Exercise requirements
Every line that includes the word "matplotlib" is to be listed.

— START OF Data extract —

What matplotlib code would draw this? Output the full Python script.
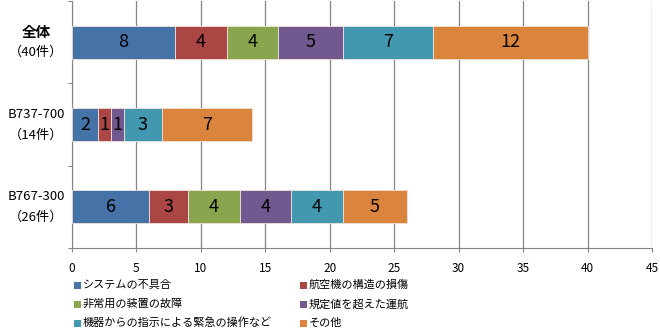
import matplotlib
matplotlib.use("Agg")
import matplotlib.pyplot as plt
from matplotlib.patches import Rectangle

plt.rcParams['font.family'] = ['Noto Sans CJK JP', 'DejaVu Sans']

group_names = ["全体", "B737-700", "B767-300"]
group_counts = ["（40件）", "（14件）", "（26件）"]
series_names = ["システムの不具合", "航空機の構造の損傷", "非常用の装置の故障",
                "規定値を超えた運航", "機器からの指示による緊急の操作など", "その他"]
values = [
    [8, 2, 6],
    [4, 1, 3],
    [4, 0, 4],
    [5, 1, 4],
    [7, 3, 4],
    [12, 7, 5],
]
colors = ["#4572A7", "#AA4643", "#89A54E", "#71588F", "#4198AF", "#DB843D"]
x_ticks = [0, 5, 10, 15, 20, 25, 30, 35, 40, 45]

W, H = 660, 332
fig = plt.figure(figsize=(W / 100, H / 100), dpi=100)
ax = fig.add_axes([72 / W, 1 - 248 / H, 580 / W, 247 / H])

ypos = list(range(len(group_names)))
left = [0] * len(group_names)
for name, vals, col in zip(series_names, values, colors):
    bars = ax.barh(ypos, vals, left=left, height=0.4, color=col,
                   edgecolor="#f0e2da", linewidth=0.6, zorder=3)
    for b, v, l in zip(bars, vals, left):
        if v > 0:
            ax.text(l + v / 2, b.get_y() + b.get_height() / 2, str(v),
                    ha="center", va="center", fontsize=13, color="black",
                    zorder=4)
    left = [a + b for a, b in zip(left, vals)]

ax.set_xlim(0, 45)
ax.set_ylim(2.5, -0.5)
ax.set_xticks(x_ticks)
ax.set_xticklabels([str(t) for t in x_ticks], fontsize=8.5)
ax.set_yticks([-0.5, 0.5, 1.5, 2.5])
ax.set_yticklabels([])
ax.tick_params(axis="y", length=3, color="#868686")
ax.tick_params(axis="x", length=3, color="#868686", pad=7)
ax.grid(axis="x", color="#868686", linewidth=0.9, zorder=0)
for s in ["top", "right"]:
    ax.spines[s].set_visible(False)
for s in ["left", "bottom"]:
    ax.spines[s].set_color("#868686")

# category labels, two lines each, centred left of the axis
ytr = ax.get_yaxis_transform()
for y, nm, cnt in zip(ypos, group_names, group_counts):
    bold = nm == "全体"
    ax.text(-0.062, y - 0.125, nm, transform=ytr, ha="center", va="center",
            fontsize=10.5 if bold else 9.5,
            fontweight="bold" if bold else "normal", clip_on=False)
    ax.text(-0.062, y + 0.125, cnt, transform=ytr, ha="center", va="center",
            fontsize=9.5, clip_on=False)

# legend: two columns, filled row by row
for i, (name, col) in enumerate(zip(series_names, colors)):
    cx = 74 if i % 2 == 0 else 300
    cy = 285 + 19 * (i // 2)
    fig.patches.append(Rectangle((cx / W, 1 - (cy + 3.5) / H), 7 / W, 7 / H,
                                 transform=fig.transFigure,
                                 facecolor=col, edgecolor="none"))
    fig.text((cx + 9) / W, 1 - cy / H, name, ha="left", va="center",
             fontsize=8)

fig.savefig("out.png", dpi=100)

— END OF Data extract —

Solution to this exercise
What matplotlib code would draw this? Output the full Python script.
import matplotlib
matplotlib.use("Agg")
import matplotlib.pyplot as plt
from matplotlib.patches import Rectangle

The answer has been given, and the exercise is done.